▸ **SUPPLIED INFORMATION**
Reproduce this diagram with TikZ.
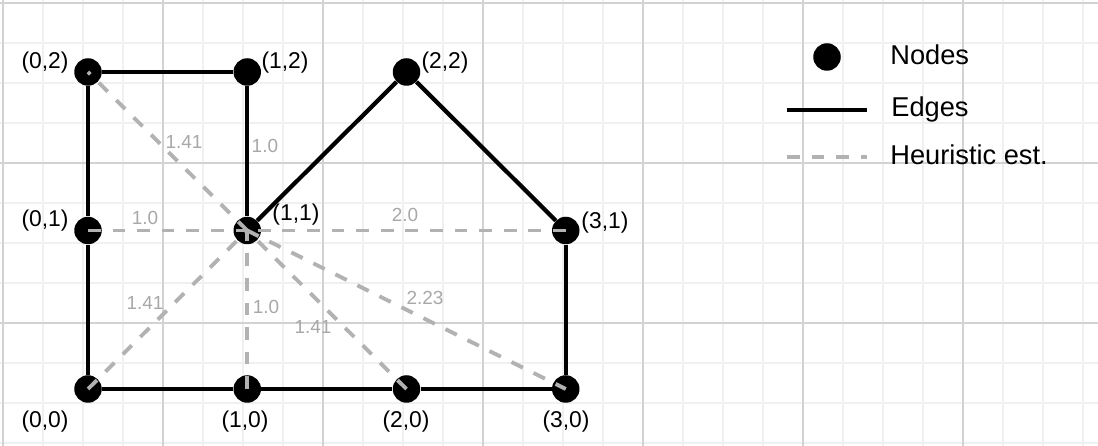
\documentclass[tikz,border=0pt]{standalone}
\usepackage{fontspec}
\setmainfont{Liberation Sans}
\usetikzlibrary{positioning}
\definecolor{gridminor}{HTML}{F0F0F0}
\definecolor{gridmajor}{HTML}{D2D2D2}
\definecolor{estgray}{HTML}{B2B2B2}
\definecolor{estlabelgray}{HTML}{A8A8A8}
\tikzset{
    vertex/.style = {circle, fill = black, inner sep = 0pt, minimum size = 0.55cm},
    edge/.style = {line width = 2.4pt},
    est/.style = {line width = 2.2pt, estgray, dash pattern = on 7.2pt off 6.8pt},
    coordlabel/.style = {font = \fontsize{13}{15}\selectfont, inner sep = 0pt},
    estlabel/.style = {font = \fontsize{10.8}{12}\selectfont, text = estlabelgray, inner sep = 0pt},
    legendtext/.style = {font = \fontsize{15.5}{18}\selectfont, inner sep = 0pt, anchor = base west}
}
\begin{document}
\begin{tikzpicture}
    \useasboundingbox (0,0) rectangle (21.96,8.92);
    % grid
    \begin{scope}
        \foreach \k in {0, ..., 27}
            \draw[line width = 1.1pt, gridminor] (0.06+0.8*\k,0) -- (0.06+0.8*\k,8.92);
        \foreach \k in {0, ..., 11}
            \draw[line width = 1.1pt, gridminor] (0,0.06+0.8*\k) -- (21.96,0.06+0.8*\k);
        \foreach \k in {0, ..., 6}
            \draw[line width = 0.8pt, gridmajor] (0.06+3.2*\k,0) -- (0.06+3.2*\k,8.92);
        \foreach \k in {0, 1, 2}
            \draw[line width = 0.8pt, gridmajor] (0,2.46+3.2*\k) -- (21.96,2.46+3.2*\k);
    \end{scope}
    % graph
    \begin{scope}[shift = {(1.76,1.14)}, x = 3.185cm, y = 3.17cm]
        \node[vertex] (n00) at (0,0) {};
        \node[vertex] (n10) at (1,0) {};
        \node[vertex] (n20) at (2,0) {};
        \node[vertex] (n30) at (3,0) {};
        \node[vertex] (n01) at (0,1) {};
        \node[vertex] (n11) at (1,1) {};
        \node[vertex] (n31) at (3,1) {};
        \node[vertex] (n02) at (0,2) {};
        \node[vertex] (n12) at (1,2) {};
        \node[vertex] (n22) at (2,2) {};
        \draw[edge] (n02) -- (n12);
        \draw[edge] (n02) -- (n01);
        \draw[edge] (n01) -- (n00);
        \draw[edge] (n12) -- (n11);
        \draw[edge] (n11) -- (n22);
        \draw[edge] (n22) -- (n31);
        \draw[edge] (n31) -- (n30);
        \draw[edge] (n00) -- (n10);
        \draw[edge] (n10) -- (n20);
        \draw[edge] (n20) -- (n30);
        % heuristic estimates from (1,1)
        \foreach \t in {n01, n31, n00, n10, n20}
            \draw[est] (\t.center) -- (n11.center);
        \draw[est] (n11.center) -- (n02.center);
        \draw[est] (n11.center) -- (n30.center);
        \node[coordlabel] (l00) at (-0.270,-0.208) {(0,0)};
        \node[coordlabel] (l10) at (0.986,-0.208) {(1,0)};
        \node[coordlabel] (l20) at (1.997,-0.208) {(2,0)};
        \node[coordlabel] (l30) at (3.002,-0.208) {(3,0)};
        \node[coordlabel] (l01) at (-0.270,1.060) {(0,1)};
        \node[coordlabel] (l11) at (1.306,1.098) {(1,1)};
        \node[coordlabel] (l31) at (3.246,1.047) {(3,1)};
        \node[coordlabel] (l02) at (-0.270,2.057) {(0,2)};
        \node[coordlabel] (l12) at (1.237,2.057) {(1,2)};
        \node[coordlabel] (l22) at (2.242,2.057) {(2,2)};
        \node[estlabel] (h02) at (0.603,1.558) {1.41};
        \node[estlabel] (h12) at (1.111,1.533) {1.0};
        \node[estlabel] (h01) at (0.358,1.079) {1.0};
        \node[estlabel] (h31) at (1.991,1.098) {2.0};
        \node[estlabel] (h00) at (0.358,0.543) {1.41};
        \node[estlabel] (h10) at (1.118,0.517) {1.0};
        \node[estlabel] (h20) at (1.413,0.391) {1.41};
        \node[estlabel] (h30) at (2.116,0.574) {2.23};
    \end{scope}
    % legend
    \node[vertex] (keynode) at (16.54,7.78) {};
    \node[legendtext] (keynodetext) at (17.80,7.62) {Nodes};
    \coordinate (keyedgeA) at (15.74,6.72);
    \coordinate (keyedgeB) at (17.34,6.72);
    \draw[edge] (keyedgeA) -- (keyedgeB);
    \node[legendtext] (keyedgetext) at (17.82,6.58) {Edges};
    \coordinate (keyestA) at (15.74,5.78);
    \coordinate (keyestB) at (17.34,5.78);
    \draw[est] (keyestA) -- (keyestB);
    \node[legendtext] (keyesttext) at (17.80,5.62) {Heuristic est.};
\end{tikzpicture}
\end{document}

▸ **GIVEN REQUEST**
Leave out the pictures and print every line of the data exactly.

▸ **OUTPUT**
Reproduce this diagram with TikZ.
\documentclass[tikz,border=0pt]{standalone}
\usepackage{fontspec}
\setmainfont{Liberation Sans}
\usetikzlibrary{positioning}
\definecolor{gridminor}{HTML}{F0F0F0}
\definecolor{gridmajor}{HTML}{D2D2D2}
\definecolor{estgray}{HTML}{B2B2B2}
\definecolor{estlabelgray}{HTML}{A8A8A8}
\tikzset{
    vertex/.style = {circle, fill = black, inner sep = 0pt, minimum size = 0.55cm},
    edge/.style = {line width = 2.4pt},
    est/.style = {line width = 2.2pt, estgray, dash pattern = on 7.2pt off 6.8pt},
    coordlabel/.style = {font = \fontsize{13}{15}\selectfont, inner sep = 0pt},
    estlabel/.style = {font = \fontsize{10.8}{12}\selectfont, text = estlabelgray, inner sep = 0pt},
    legendtext/.style = {font = \fontsize{15.5}{18}\selectfont, inner sep = 0pt, anchor = base west}
}
\begin{document}
\begin{tikzpicture}
    \useasboundingbox (0,0) rectangle (21.96,8.92);
    % grid
    \begin{scope}
        \foreach \k in {0, ..., 27}
            \draw[line width = 1.1pt, gridminor] (0.06+0.8*\k,0) -- (0.06+0.8*\k,8.92);
        \foreach \k in {0, ..., 11}
            \draw[line width = 1.1pt, gridminor] (0,0.06+0.8*\k) -- (21.96,0.06+0.8*\k);
        \foreach \k in {0, ..., 6}
            \draw[line width = 0.8pt, gridmajor] (0.06+3.2*\k,0) -- (0.06+3.2*\k,8.92);
        \foreach \k in {0, 1, 2}
            \draw[line width = 0.8pt, gridmajor] (0,2.46+3.2*\k) -- (21.96,2.46+3.2*\k);
    \end{scope}
    % graph
    \begin{scope}[shift = {(1.76,1.14)}, x = 3.185cm, y = 3.17cm]
        \node[vertex] (n00) at (0,0) {};
        \node[vertex] (n10) at (1,0) {};
        \node[vertex] (n20) at (2,0) {};
        \node[vertex] (n30) at (3,0) {};
        \node[vertex] (n01) at (0,1) {};
        \node[vertex] (n11) at (1,1) {};
        \node[vertex] (n31) at (3,1) {};
        \node[vertex] (n02) at (0,2) {};
        \node[vertex] (n12) at (1,2) {};
        \node[vertex] (n22) at (2,2) {};
        \draw[edge] (n02) -- (n12);
        \draw[edge] (n02) -- (n01);
        \draw[edge] (n01) -- (n00);
        \draw[edge] (n12) -- (n11);
        \draw[edge] (n11) -- (n22);
        \draw[edge] (n22) -- (n31);
        \draw[edge] (n31) -- (n30);
        \draw[edge] (n00) -- (n10);
        \draw[edge] (n10) -- (n20);
        \draw[edge] (n20) -- (n30);
        % heuristic estimates from (1,1)
        \foreach \t in {n01, n31, n00, n10, n20}
            \draw[est] (\t.center) -- (n11.center);
        \draw[est] (n11.center) -- (n02.center);
        \draw[est] (n11.center) -- (n30.center);
        \node[coordlabel] (l00) at (-0.270,-0.208) {(0,0)};
        \node[coordlabel] (l10) at (0.986,-0.208) {(1,0)};
        \node[coordlabel] (l20) at (1.997,-0.208) {(2,0)};
        \node[coordlabel] (l30) at (3.002,-0.208) {(3,0)};
        \node[coordlabel] (l01) at (-0.270,1.060) {(0,1)};
        \node[coordlabel] (l11) at (1.306,1.098) {(1,1)};
        \node[coordlabel] (l31) at (3.246,1.047) {(3,1)};
        \node[coordlabel] (l02) at (-0.270,2.057) {(0,2)};
        \node[coordlabel] (l12) at (1.237,2.057) {(1,2)};
        \node[coordlabel] (l22) at (2.242,2.057) {(2,2)};
        \node[estlabel] (h02) at (0.603,1.558) {1.41};
        \node[estlabel] (h12) at (1.111,1.533) {1.0};
        \node[estlabel] (h01) at (0.358,1.079) {1.0};
        \node[estlabel] (h31) at (1.991,1.098) {2.0};
        \node[estlabel] (h00) at (0.358,0.543) {1.41};
        \node[estlabel] (h10) at (1.118,0.517) {1.0};
        \node[estlabel] (h20) at (1.413,0.391) {1.41};
        \node[estlabel] (h30) at (2.116,0.574) {2.23};
    \end{scope}
    % legend
    \node[vertex] (keynode) at (16.54,7.78) {};
    \node[legendtext] (keynodetext) at (17.80,7.62) {Nodes};
    \coordinate (keyedgeA) at (15.74,6.72);
    \coordinate (keyedgeB) at (17.34,6.72);
    \draw[edge] (keyedgeA) -- (keyedgeB);
    \node[legendtext] (keyedgetext) at (17.82,6.58) {Edges};
    \coordinate (keyestA) at (15.74,5.78);
    \coordinate (keyestB) at (17.34,5.78);
    \draw[est] (keyestA) -- (keyestB);
    \node[legendtext] (keyesttext) at (17.80,5.62) {Heuristic est.};
\end{tikzpicture}
\end{document}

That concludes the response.